The COCONUT-SVSM will need to support different storage backends for persistent storage. In order to have a common interface to all supported hypervisors, a generic block layer is needed which is the front-end to specific backend implementations. Encryption and integrity protection of the storage will also be implemented on the block layer.
Depends on: Persist.EarlyAttest, Persist.BlkLyr
A simple file-system driver is needed to support persistence for multiple services and device emulations. Design is TBD, but there is likely no need to support directories.
Design and implement a permission model for data on the file system which allows to limit which persistent data is accessible by a given user-mode process.
Depends on: UsrMode.UserLib, esp. UsrMode.HeapAlloc
To make it easier to develop new user-mode modules and bring the Rust standard library to the COCONUT-SVSM ecosystem, support for a COCONUT platform target in the upstream Rust project is desired.

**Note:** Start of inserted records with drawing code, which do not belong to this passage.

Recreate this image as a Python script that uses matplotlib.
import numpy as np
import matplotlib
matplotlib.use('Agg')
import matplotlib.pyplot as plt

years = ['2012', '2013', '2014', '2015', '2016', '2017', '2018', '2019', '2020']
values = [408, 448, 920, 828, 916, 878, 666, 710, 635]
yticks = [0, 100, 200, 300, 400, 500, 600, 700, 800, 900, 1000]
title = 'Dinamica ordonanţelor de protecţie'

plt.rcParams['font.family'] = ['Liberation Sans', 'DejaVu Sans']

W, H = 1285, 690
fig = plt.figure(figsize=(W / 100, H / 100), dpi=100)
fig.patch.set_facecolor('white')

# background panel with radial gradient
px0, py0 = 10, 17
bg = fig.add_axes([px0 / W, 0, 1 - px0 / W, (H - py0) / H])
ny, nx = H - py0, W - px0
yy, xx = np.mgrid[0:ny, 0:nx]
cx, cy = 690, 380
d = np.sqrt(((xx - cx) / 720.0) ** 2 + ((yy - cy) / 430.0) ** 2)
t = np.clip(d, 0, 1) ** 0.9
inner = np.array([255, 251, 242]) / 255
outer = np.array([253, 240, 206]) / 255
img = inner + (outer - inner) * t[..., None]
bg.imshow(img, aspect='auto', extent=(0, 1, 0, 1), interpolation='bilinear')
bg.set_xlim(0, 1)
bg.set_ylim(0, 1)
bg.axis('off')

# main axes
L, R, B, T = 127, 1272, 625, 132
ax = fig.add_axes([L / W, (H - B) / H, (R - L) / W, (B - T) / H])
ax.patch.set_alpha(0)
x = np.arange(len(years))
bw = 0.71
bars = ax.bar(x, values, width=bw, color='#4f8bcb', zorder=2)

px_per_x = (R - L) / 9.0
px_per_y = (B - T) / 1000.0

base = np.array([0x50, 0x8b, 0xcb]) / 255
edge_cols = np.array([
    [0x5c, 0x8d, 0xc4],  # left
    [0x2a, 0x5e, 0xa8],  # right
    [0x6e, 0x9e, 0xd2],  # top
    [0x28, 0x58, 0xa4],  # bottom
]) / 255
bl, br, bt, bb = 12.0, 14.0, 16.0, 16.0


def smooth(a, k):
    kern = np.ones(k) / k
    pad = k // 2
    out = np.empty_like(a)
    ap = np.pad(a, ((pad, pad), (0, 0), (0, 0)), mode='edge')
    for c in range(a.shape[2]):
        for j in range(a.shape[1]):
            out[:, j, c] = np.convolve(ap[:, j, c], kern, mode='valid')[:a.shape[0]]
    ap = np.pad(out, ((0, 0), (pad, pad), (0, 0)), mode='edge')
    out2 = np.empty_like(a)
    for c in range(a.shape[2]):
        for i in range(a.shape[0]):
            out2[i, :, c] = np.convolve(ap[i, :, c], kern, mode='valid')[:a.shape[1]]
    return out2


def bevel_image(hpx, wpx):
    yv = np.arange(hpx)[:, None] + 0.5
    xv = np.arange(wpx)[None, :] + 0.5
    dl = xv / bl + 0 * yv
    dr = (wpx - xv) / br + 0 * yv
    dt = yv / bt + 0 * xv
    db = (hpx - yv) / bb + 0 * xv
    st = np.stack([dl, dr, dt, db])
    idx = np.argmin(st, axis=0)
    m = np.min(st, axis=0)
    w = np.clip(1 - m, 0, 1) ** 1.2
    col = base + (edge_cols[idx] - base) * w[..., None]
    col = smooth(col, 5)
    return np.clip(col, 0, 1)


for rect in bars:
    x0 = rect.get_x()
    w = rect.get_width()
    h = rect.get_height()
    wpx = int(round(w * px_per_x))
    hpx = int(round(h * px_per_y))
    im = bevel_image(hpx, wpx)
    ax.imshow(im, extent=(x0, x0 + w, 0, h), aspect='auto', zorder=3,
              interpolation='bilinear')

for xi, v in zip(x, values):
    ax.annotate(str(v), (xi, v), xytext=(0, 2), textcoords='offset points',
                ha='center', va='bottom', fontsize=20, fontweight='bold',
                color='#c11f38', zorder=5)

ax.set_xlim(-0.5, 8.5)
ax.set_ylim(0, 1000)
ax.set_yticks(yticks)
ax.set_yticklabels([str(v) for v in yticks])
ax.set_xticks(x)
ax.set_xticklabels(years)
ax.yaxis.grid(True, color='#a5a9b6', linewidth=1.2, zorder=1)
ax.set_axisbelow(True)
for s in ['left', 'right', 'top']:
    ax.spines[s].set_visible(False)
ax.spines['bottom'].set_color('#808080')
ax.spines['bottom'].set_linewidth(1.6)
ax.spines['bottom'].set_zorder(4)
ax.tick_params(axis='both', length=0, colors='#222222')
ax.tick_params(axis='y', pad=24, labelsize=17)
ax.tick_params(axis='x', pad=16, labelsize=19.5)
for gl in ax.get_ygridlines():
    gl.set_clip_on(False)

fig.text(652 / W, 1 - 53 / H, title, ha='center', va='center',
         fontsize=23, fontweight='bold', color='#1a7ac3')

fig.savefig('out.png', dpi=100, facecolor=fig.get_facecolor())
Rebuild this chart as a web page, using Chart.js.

Depends on: UsrMode.HeapAlloc, UsrMode.FsSysCall, UsrMode.IpcEvt
This will be the initial step of supporting COCONUT-SVSM as a platform target in Rust. Minimal support is needed from the SVSM side, like a heap allocator and basic file-system APIs. The interfaces to the SVSM kernel do not need to be stabilized yet.
Depends on: StdRust.Tier3
Stabilize the SVSM kernel interfaces and organize code in a way to reach status as a Rust Tier-2 target platform.
This section lists a loosely coupled list of work items to improve the security of the COCONUT-SVSM platform.
Define and implement a security framework which allows to limit the capabilities of user-mode processes to interact with the SVSM kernel. In Linux terms this would be similar to SELinux.
In order to mitigate a various possible double-validation attacks for memory pages, the COCONUT kernel needs to track the validation state of each 4KiB page in the system. Implement the data structures and integrate the checks in the page validation backends.
The GitHub issues for the COCONUT-SVSM contains an issue which lists unsound code patterns. This list needs to be updated, evaluated and the patterns need to be fixed.
The COCONUT-SVSM repository contains a good number of fuzzers already for parts of the code-base. Build on that and extended the fuzzers over time to cover more or most code of the COCONUT-SVSM platform.
As part of this effort, identify security-critical interfaces to be fuzzed.
This is related to fuzzing, but targeted at a fully running COCONUT-SVSM instead of individual parts of the code. Stress tests need to be implemented to find any kind of issues in the kernel and user-mode code, especially race conditions, lock inversions, and so on.